Faith Plays Key Role In New York City Politics

Residents of New York City, for the most part, take a live and let live approach when it comes to discussions regarding religion. One example of this is when Dan Halloran won a 2009 city council race after making it known that he was a practitioner of a neo-pagan religion known as Theodism. Oddly enough, it seems that despite the liberal attitude that exists in the city that no New York City politicians have been willing to out themselves as being atheist.

Mark Levine, a New York City Councilman, explains that even in what is surely one of the most liberal cities in the country it may come with great peril for a politician to openly identify himself as an atheist. Levine himself identifies with the Jewish faith.

Leticia James, a Public Advocate for the city of New York, echoes the sentiments of Councilman Levine and says that in some constituencies a candidate identifying as an atheist would have serious issues. James’ self-characterization is that of ‘church girl.’

Councilman Ritchie Torres says that declaring oneself to be atheist would definitely hinder a campaign. Torres himself was once a member of the Catholic faith before turning to deism. Deist adheres to the philosophy that the revelation of God comes through nature rather than the manifestation of supernatural phenomenon. The philosophy has a long history in the realm of American politics and was once the faith of choice for the United States President Thomas Jefferson. Torres says that these conversations regarding religious beliefs do not take place among city council colleagues.

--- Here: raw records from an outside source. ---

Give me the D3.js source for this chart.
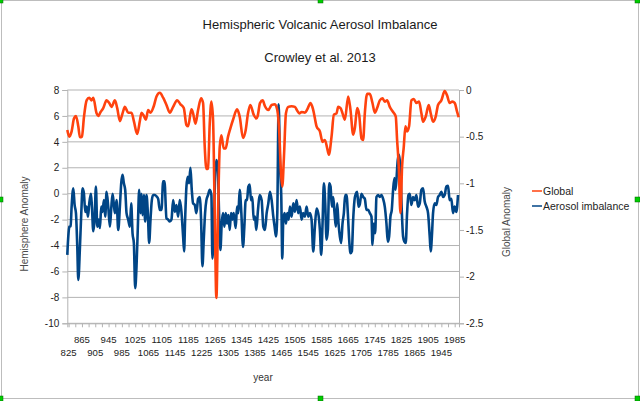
<!DOCTYPE html>
<html>
<head>
<meta charset="utf-8">
<script src="https://cdn.jsdelivr.net/npm/d3@7"></script>
<style>
  body { margin: 0; background: #fff; }
  svg { display: block; font-family: "Liberation Sans", Arial, sans-serif; }
</style>
</head>
<body>
<div id="chart"></div>
<script>
// Global series (right axis)
var globalYears = [821,827,834,841,847,854,859,865,871,879,887,894,899,909,914,921,929,939,947,954,964,971,979,987,994,
  1004,1014,1021,1031,1039,1044,1051,1057,1064,1071,1081,1089,1099,1109,1119,1129,1139,1151,1161,1171,1179,1184,1194,1199,
  1206,1214,1223,1229,1234,1239,1244,1249,1254,1259,1264,1269,1274,1279,1284,1291,1297,1304,1311,1319,1331,1339,1349,1357,
  1364,1371,1381,1389,1393,1400,1408,1415,1425,1435,1445,1452,1458,1463,1467,1472,1478,1485,1495,1505,1512,1518,1525,1535,
  1542,1552,1560,1570,1580,1588,1595,1602,1607,1615,1622,1630,1635,1642,1648,1655,1665,1672,1680,1685,1692,1698,1705,1710,
  1715,1722,1730,1738,1745,1752,1760,1768,1775,1782,1790,1800,1808,1812,1817,1822,1827,1832,1837,1842,1848,1855,1862,1870,
  1878,1885,1890,1898,1907,1913,1920,1928,1935,1945,1955,1962,1970,1978,1985,1992,1997];
var globalVals = [-0.428,-0.5,-0.444,-0.306,-0.278,-0.389,-0.507,-0.5,-0.292,-0.111,-0.083,-0.111,-0.083,-0.25,-0.278,-0.236,-0.194,-0.111,-0.139,-0.181,-0.111,-0.194,-0.333,-0.25,-0.181,
  -0.243,-0.243,-0.333,-0.472,-0.333,-0.243,-0.278,-0.319,-0.215,-0.243,-0.171,-0.069,-0.03,-0.083,-0.16,-0.243,-0.181,-0.111,-0.153,-0.194,-0.375,-0.389,-0.208,-0.25,
  -0.361,-0.215,-0.09,-0.139,-0.611,-0.847,-0.84,-0.361,-0.125,-0.319,-1.319,-2.229,-1.319,-0.611,-0.486,-0.625,-0.625,-0.5,-0.41,-0.319,-0.208,-0.285,-0.514,-0.431,
  -0.25,-0.16,-0.264,-0.306,-0.28,-0.14,-0.111,-0.174,-0.215,-0.16,-0.153,-0.215,-0.465,-0.889,-1.035,-0.715,-0.25,-0.181,-0.174,-0.181,-0.222,-0.25,-0.236,-0.243,
  -0.208,-0.139,-0.215,-0.389,-0.444,-0.556,-0.535,-0.625,-0.694,-0.5,-0.264,-0.25,-0.181,-0.194,-0.25,-0.319,-0.069,-0.215,-0.479,-0.41,-0.194,-0.264,-0.52,-0.535,
  -0.25,-0.042,-0.042,-0.139,-0.243,-0.194,-0.111,-0.09,-0.125,-0.111,-0.181,-0.236,-0.285,-0.535,-0.819,-1.319,-0.819,-0.611,-0.389,-0.444,-0.389,-0.111,-0.097,-0.139,
  -0.125,-0.25,-0.34,-0.285,-0.16,-0.25,-0.34,-0.285,-0.16,-0.111,-0.012,-0.056,-0.139,-0.125,-0.139,-0.229,-0.292];

// Aerosol imbalance series (left axis)
var aerosolYears = [821,824,827,831,834,839,843,847,851,854,859,863,867,871,875,879,883,887,892,895,899,903,907,911,915,919,923,927,931,935,939,944,949,953,957,961,964,969,974,979,983,987,991,995,999,
  1004,1009,1013,1017,1021,1025,1029,1033,1037,1041,1044,1047,1051,1055,1059,1063,1067,1071,1075,1079,1084,1089,1094,1099,1104,1109,1113,1119,1124,1129,1134,1139,1144,1149,1154,1159,1164,1169,1172,1175,1179,1183,1187,1191,1195,1199,
  1204,1209,1214,1219,1223,1227,1231,1235,1239,1244,1249,1254,1257,1261,1265,1269,1273,1277,1281,1285,1289,1293,1297,1301,1305,1309,1313,1317,1321,1327,1331,1335,1339,1344,1349,1353,1357,1361,1365,1369,1373,1377,1381,1385,1389,1394,1399,
  1405,1410,1415,1420,1425,1430,1435,1440,1444,1448,1452,1456,1460,1464,1467,1470,1474,1478,1482,1486,1490,1495,1500,1505,1510,1515,1520,1525,1530,1535,1540,1545,1550,1555,1560,1565,1570,1575,1580,1584,1588,1592,1596,
  1600,1604,1608,1612,1616,1620,1624,1628,1632,1636,1640,1644,1648,1652,1656,1660,1664,1668,1672,1676,1680,1684,1688,1692,1696,1700,1705,1710,1715,1720,1725,1730,1735,1738,1742,1746,1750,1755,1760,1765,1770,1775,1780,1784,1788,1792,1796,
  1800,1804,1807,1810,1814,1818,1822,1826,1830,1834,1838,1842,1846,1850,1855,1860,1865,1870,1875,1880,1885,1890,1895,1900,1905,1910,1913,1917,1920,1925,1930,1935,1940,1945,1950,1955,1960,1965,1970,1975,1980,1985,1990,1995];
var aerosolVals = [-4.72,-3.3,-2.55,-2.5,-1.0,0.42,-0.87,-1.5,-4.1,-6.65,-4.1,-1.5,0.42,0,-1.4,-1.0,-1.77,-0.75,0,-1.0,-2.9,-2.0,0.55,-2.55,-2.0,-2.65,-1.0,-1.4,-0.5,-1.77,0.15,-1.0,-2.55,-1.15,0,-0.87,-1.5,-0.5,-2.8,-1.0,0.8,1.45,0.8,0.3,-1.5,
  -2.0,-2.55,-0.75,-3.05,-3.8,-7.3,-5.6,-2.55,0.3,-1.5,0,-1.65,-0.1,-2.15,-0.1,-1.5,-3.8,-2.0,-0.5,-0.1,-0.1,-0.2,-0.4,-1.25,-1.25,0.95,0.95,-1.9,-2.0,-2.15,-2.0,-0.5,-1.4,-0.87,-1.77,-0.5,-1.4,-3.3,-4.45,-2.0,0.55,1.3,0.8,2.0,0.3,-0.75,
  -0.87,-1.5,-0.4,-0.25,-2.0,-5.6,-3.55,-1.5,-0.5,-0.1,0.3,-0.1,-5.0,-2.8,1.3,2.6,2.1,-1.5,-4.35,-2.3,-1.5,-2.55,-1.5,-2.3,-1.65,-2.8,-1.5,-2.0,-1.5,-2.65,-1.0,-1.5,0.3,-1.5,-4.1,-2.55,-0.5,-0.5,0.55,0.7,-0.5,-0.25,-2.0,-1.77,-2.8,-1.25,-0.1,
  -0.5,-2.55,-2.8,-1.5,-0.75,0.15,-0.5,-1.77,-2.55,-3.3,-1.5,6.9,2.35,-0.25,-5.0,-2.0,-1.5,-2.3,-1.5,-2.0,-1.0,-1.77,-0.75,-1.4,-0.5,-1.5,-1.0,-2.0,-1.5,-1.77,-1.0,-1.77,-1.5,-2.0,-4.45,-2.55,-1.15,-1.5,-2.8,-4.72,-2.3,0.8,-0.75,
  -3.55,-2.8,0.8,0.55,-1.0,-0.25,-1.5,-2.55,-0.75,-2.3,-3.3,-3.8,-2.3,-1.5,-0.1,-0.1,-1.5,-3.55,-4.6,-4.45,-2.0,-0.5,0,0.15,-1.0,-0.8,0,-0.25,-0.4,-1.25,-1.25,-1.5,-1.77,-3.95,-2.3,-3.05,-0.25,-0.1,-0.25,-0.1,-0.4,-1.0,-2.3,-3.7,-3.3,-1.77,-1.25,
  0.3,1.2,0.3,1.05,2.6,3.0,1.85,-1.25,-3.3,-3.7,-3.8,-1.5,-0.1,0,-0.87,-0.25,-0.5,-0.1,-1.0,-0.75,0.3,0.42,-0.6,-1.0,-1.5,-3.3,-4.45,-3.05,-1.5,-0.75,-0.87,-0.25,-0.1,0.15,-0.25,-0.1,0.55,0.6,-0.5,-0.4,-1.5,-1.0,-1.4,-0.1];

var leftTicks = [8, 6, 4, 2, 0, -2, -4, -6, -8, -10];
var rightTicks = [0, -0.5, -1, -1.5, -2, -2.5];
var yearLabels = d3.range(825, 1986, 40);
var yearMinor = d3.range(825, 1999, 20);

var width = 640, height = 401;
var plot = { left: 67.3, right: 459, top: 90, bottom: 323.3 };

var svg = d3.select("#chart").append("svg")
    .attr("width", width)
    .attr("height", height);

var x = d3.scaleLinear().domain([821, 1998]).range([plot.left, plot.right]);
var yL = d3.scaleLinear().domain([-10, 8]).range([plot.bottom, plot.top]);
var yR = d3.scaleLinear().domain([-2.5, 0]).range([plot.bottom, plot.top]);

// frame of the chart object
svg.append("rect")
    .attr("x", 1.5).attr("y", 0.5)
    .attr("width", 637).attr("height", 398)
    .attr("fill", "none").attr("stroke", "#bdbdbd");

// gridlines
svg.append("g").selectAll("line")
    .data(leftTicks)
    .enter().append("line")
    .attr("x1", plot.left).attr("x2", plot.right)
    .attr("y1", function(d) { return yL(d); })
    .attr("y2", function(d) { return yL(d); })
    .attr("stroke", "#b3b3b3");

// left axis
var gLeft = svg.append("g")
    .attr("transform", "translate(" + plot.left + ",0)")
    .call(d3.axisLeft(yL).tickValues(leftTicks).tickSize(5).tickPadding(3));

// right axis
var gRight = svg.append("g")
    .attr("transform", "translate(" + plot.right + ",0)")
    .call(d3.axisRight(yR).tickValues(rightTicks).tickSize(5).tickPadding(2)
        .tickFormat(function(d) { return d === 0 ? "0" : String(d).replace("\u2212", "-"); }));

// bottom minor ticks
var gBottom = svg.append("g")
    .attr("transform", "translate(0," + plot.bottom + ")")
    .call(d3.axisBottom(x).tickValues(yearMinor).tickSize(4).tickFormat(""));

[gLeft, gRight, gBottom].forEach(function(g) {
    g.select(".domain").attr("stroke", "#b3b3b3");
    g.selectAll(".tick line").attr("stroke", "#b3b3b3");
    g.selectAll(".tick text")
        .attr("fill", "#222")
        .style("font-family", "'Liberation Sans', Arial, sans-serif")
        .style("font-size", "10px");
});
gLeft.selectAll(".tick text").text(function(d) { return String(d); });

// year labels on two staggered rows
svg.append("g").selectAll("text")
    .data(yearLabels)
    .enter().append("text")
    .attr("x", function(d) { return x(d); })
    .attr("y", function(d, i) { return i % 2 === 0 ? 356 : 343; })
    .attr("text-anchor", "middle")
    .attr("font-size", "9.6px")
    .attr("fill", "#222")
    .text(function(d) { return d; });

// series
var blueLine = d3.line()
    .x(function(d) { return x(d[0]); })
    .y(function(d) { return yL(d[1]); })
    .curve(d3.curveMonotoneX);
var redLine = d3.line()
    .x(function(d) { return x(d[0]); })
    .y(function(d) { return yR(d[1]); })
    .curve(d3.curveMonotoneX);

svg.append("path")
    .datum(d3.zip(aerosolYears, aerosolVals))
    .attr("fill", "none")
    .attr("stroke", "#004586")
    .attr("stroke-width", 2.6)
    .attr("stroke-linejoin", "round")
    .attr("d", blueLine);

svg.append("path")
    .datum(d3.zip(globalYears, globalVals))
    .attr("fill", "none")
    .attr("stroke", "#ff420e")
    .attr("stroke-width", 2.6)
    .attr("stroke-linejoin", "round")
    .attr("d", redLine);

// titles
svg.append("text").attr("x", 320).attr("y", 28.5).attr("text-anchor", "middle")
    .attr("font-size", "13px").attr("fill", "#1a1a1a")
    .text("Hemispheric Volcanic Aerosol Imbalance");
svg.append("text").attr("x", 320).attr("y", 61.5).attr("text-anchor", "middle")
    .attr("font-size", "13px").attr("fill", "#1a1a1a")
    .text("Crowley et al. 2013");

svg.append("text").attr("x", 263).attr("y", 381).attr("text-anchor", "middle")
    .attr("font-size", "10px").attr("fill", "#333")
    .text("year");
svg.append("text")
    .attr("transform", "translate(27.5,224) rotate(-90)")
    .attr("text-anchor", "middle")
    .attr("font-size", "10px").attr("fill", "#4a4a4a")
    .text("Hemisphere Anomaly");
svg.append("text")
    .attr("transform", "translate(510,222) rotate(-90)")
    .attr("text-anchor", "middle")
    .attr("font-size", "10px").attr("fill", "#4a4a4a")
    .text("Global Anomaly");

// legend
var legend = [
    { name: "Global", color: "#ff420e", y: 191 },
    { name: "Aerosol imbalance", color: "#004586", y: 206 }
];
var lg = svg.append("g").selectAll("g").data(legend).enter().append("g");
lg.append("line")
    .attr("x1", 532).attr("x2", 542)
    .attr("y1", function(d) { return d.y; })
    .attr("y2", function(d) { return d.y; })
    .attr("stroke", function(d) { return d.color; })
    .attr("stroke-width", 1.5);
lg.append("text")
    .attr("x", 543)
    .attr("y", function(d) { return d.y + 4; })
    .attr("font-size", "10.5px").attr("fill", "#222")
    .text(function(d) { return d.name; });

// selection handles
var handles = [[0, 0], [320, 0], [637, 0], [0, 199], [637, 199], [0, 398], [320, 398], [637, 398]];
svg.append("g").selectAll("rect")
    .data(handles)
    .enter().append("rect")
    .attr("x", function(d) { return d[0] - 2; })
    .attr("y", function(d) { return d[1] - 2; })
    .attr("width", 5).attr("height", 5)
    .attr("fill", "#00cc00")
    .attr("stroke", "#006600")
    .attr("stroke-width", 0.5);
</script>
</body>
</html>
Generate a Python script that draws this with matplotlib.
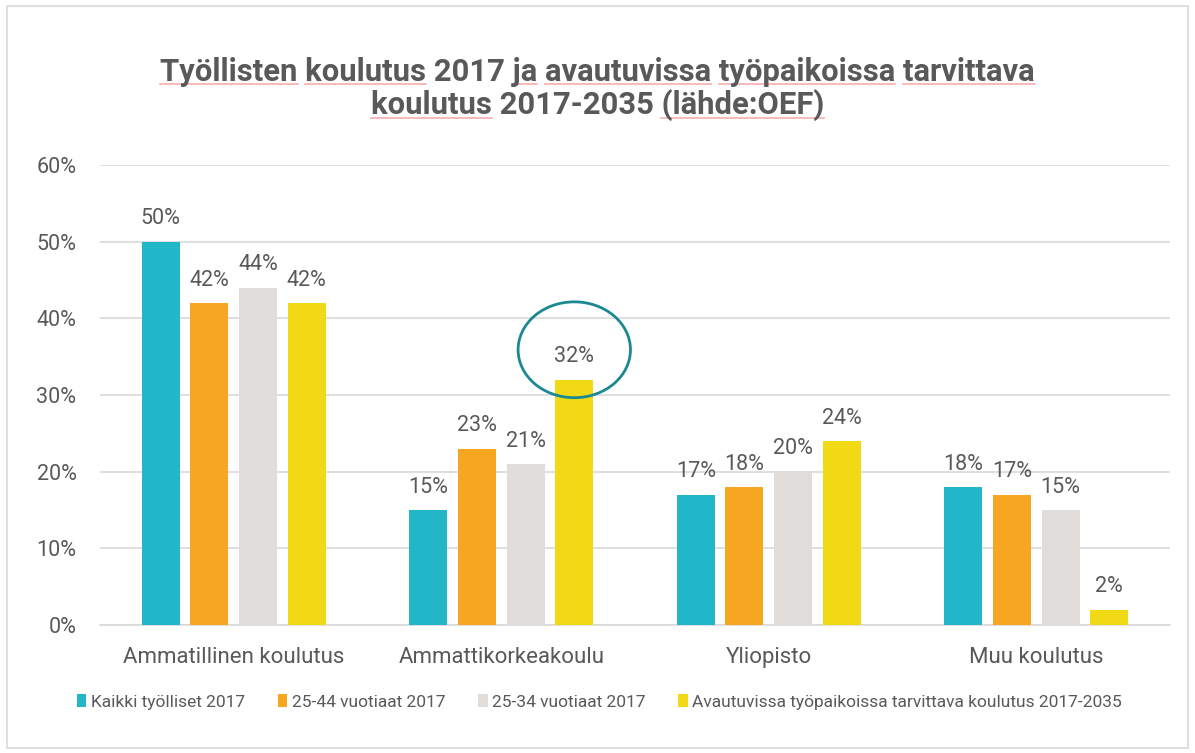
import numpy as np
import matplotlib
matplotlib.use("Agg")
import matplotlib.pyplot as plt
from matplotlib.patches import Ellipse, Rectangle

# Data

categories = ["Ammatillinen koulutus", "Ammattikorkeakoulu", "Yliopisto", "Muu koulutus"]
series_names = ["Kaikki työlliset 2017",
                "25-44 vuotiaat 2017",
                "25-34 vuotiaat 2017",
                "Avautuvissa työpaikoissa tarvittava koulutus 2017-2035"]
kaikki_2017 = [50, 15, 17, 18]
v25_44_2017 = [42, 23, 18, 17]
v25_34_2017 = [44, 21, 20, 15]
avautuvissa = [42, 32, 24, 2]
yticks = [0, 10, 20, 30, 40, 50, 60]
title_lines = ["Työllisten koulutus 2017 ja avautuvissa työpaikoissa tarvittava",
               "koulutus 2017-2035 (lähde:OEF)"]
# words marked by the spell checker in the original
marked = [["Työllisten", "koulutus", "ja", "avautuvissa", "työpaikoissa", "tarvittava"],
          ["koulutus", "(lähde:OEF)"]]

colors = ["#22B6C9", "#F6A621", "#E0DCDA", "#F2D915"]
text_color = "#595959"

plt.rcParams["font.family"] = ["Roboto", "DejaVu Sans"]

fig = plt.figure(figsize=(11.95, 7.53), dpi=100)
fig.patches.append(Rectangle((0.006, 0.007), 0.988, 0.985, transform=fig.transFigure,
                             fill=False, edgecolor="#D9D9D9", lw=1.2))
ax = fig.add_axes([100/1195, 1 - 625/753, 1070/1195, 460/753])

values = [kaikki_2017, v25_44_2017, v25_34_2017, avautuvissa]
x = np.arange(len(categories))
step = 0.182
width = 0.142
for i, (vals, name) in enumerate(zip(values, series_names)):
    pos = x + (i - 1.5) * step
    ax.bar(pos, vals, width=width, color=colors[i], label=name, zorder=3)
    for p, v in zip(pos, vals):
        ax.text(p, v + 1.6, f"{v}%", ha="center", va="bottom",
                fontsize=15.5, color=text_color)

# highlight circle round 32 %
ax.add_patch(Ellipse((1 + 1.5 * step, 35.9), 0.42, 12.5, fill=False,
                     edgecolor="#1B8893", lw=2, zorder=4, clip_on=False))

ax.set_xlim(-0.5, 3.5)
ax.set_ylim(0, 60)
ax.set_yticks(yticks)
ax.set_yticklabels([f"{t}%" for t in yticks])
ax.set_xticks(x)
ax.set_xticklabels(categories)
ax.yaxis.grid(True, color="#D9D9D9", lw=1.2, zorder=0)
ax.set_axisbelow(True)
for s in ["top", "right", "left"]:
    ax.spines[s].set_visible(False)
ax.spines["bottom"].set_color("#D9D9D9")
ax.spines["bottom"].set_linewidth(1.2)
ax.tick_params(axis="both", length=0, labelsize=15.5, labelcolor=text_color)
ax.tick_params(axis="x", pad=16, labelsize=16)
ax.tick_params(axis="y", pad=17)

# Title with spell-check underlines

renderer = fig.canvas.get_renderer()
title_y = [1 - 72/753, 1 - 105/753]
fs = 22.3
for line, ty, words in zip(title_lines, title_y, marked):
    t = fig.text(0.5, ty, line, ha="center", va="center", fontsize=fs,
                 fontweight="bold", color=text_color)
    bb = t.get_window_extent(renderer)
    start = 0
    for w in line.split(" "):
        i0 = line.index(w, start)
        start = i0 + len(w)
        if w not in words:
            continue
        pre = fig.text(0, 0, line[:i0], fontsize=fs, fontweight="bold")
        full = fig.text(0, 0, line[:start], fontsize=fs, fontweight="bold")
        x0 = bb.x0 + (pre.get_window_extent(renderer).width if i0 > 0 else 0)
        x1 = bb.x0 + full.get_window_extent(renderer).width
        pre.remove()
        full.remove()
        yy = bb.y0 + 3
        fig.add_artist(plt.Line2D([x0 / fig.bbox.width, x1 / fig.bbox.width],
                                  [yy / fig.bbox.height] * 2,
                                  transform=fig.transFigure, color="#F5AFAF", lw=1.2))

leg = fig.legend(loc="center left", bbox_to_anchor=(61/1195, 1 - 702/753), ncol=4,
                 frameon=False, fontsize=12.5, handlelength=0.55, handleheight=0.7,
                 handletextpad=0.25, columnspacing=1.9, labelcolor=text_color)

fig.savefig("out.png", dpi=100)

Nevertheless, it is undeniable that religion plays an undeniable role in the political landscape of the city. Many city council members are openly religious individuals and some are even pastors. Prayers are invoked before each city council meeting and this practice has been challenged in the past by groups representing secular interests. Despite the protests, the United States Supreme Court ruled that the prayers can be allowed.

Levine says that the prayers have made some members of the council feel uncomfortable at times but no one wants to be the councilmember that openly speaks out against prayer at the meetings.